_WORK TO DO_
Reproduce word for word the lines from the beginning of the entries to the line with "const yTicks = [0, 0.5, 1, 1.5, 2, 2.5, 3];", both included, but none of the pictures.

_RECORD EXCERPTS_
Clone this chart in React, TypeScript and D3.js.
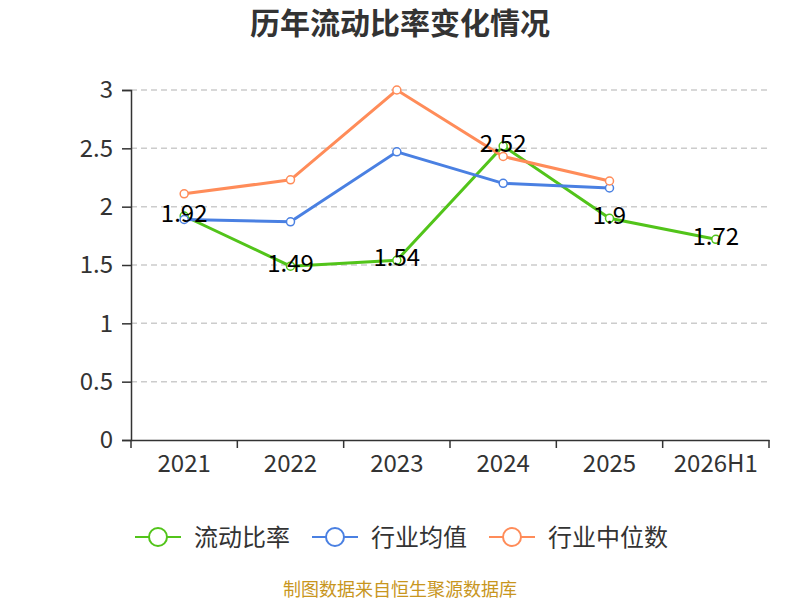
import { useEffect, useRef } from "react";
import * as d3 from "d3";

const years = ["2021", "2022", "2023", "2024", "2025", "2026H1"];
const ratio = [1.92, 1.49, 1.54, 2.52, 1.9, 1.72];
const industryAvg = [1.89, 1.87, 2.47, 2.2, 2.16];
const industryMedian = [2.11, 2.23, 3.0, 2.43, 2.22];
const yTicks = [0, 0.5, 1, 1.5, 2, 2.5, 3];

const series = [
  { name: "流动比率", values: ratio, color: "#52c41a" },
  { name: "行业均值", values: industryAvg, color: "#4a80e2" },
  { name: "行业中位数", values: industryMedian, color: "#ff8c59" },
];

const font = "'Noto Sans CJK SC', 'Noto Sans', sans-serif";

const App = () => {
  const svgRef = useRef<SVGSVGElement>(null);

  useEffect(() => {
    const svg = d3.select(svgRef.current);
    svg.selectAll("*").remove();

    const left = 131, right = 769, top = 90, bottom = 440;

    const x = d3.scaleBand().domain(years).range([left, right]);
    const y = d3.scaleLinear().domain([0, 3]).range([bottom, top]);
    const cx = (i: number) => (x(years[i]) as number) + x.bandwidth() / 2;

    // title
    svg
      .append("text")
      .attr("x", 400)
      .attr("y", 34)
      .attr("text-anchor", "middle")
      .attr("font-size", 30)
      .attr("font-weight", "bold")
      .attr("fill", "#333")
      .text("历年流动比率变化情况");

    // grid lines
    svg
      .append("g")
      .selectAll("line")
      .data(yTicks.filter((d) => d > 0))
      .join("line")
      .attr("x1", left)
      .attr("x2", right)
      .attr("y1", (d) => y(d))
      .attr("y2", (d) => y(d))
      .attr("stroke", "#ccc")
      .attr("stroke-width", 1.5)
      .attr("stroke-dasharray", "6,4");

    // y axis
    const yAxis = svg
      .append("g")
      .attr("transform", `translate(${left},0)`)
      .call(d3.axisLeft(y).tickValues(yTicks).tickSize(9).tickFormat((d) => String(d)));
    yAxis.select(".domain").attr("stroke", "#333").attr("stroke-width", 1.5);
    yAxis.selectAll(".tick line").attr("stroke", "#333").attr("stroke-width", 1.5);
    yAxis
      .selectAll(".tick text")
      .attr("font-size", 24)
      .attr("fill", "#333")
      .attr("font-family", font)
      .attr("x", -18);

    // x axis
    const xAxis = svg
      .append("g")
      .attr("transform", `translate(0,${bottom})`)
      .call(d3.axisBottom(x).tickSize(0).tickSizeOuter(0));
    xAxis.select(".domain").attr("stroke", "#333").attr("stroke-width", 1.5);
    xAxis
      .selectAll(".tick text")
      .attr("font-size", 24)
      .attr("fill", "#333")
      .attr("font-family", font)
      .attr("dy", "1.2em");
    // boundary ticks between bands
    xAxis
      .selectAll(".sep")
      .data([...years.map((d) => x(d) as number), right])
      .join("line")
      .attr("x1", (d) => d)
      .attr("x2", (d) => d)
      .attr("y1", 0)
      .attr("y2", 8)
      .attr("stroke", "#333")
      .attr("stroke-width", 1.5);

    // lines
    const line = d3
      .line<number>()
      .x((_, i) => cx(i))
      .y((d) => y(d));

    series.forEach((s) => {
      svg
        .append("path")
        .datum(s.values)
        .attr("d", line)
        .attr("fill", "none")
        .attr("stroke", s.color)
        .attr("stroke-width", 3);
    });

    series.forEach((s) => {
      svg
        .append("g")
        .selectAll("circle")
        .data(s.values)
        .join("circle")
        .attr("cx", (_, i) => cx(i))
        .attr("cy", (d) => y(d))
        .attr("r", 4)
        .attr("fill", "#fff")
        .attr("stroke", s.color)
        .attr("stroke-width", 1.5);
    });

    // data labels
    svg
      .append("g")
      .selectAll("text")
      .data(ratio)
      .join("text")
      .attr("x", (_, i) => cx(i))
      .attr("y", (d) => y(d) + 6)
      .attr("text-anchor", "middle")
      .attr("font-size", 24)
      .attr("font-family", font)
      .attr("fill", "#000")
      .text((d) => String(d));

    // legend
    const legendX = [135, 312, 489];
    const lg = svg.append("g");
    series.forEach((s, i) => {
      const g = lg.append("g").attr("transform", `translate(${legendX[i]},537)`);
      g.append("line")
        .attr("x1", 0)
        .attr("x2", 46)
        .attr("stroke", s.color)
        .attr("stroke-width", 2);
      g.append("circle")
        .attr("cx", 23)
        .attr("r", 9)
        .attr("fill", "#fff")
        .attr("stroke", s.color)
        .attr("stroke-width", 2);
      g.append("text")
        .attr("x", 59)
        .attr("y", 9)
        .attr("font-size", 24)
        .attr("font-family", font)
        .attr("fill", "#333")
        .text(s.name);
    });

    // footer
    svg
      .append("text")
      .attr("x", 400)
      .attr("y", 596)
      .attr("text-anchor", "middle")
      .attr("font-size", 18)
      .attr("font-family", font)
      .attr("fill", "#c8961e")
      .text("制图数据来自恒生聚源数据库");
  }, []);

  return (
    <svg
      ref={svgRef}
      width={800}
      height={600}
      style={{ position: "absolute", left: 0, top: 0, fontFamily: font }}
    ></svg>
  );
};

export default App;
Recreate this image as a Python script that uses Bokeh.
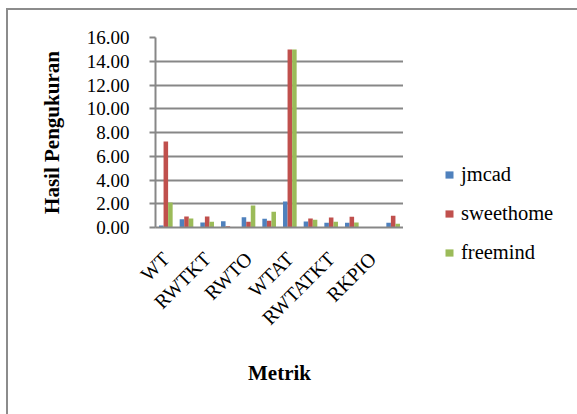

_OUTPUT FOR THIS EXERCISE_
Clone this chart in React, TypeScript and D3.js.
import { useEffect, useRef } from "react";
import * as d3 from "d3";

const years = ["2021", "2022", "2023", "2024", "2025", "2026H1"];
const ratio = [1.92, 1.49, 1.54, 2.52, 1.9, 1.72];
const industryAvg = [1.89, 1.87, 2.47, 2.2, 2.16];
const industryMedian = [2.11, 2.23, 3.0, 2.43, 2.22];
const yTicks = [0, 0.5, 1, 1.5, 2, 2.5, 3];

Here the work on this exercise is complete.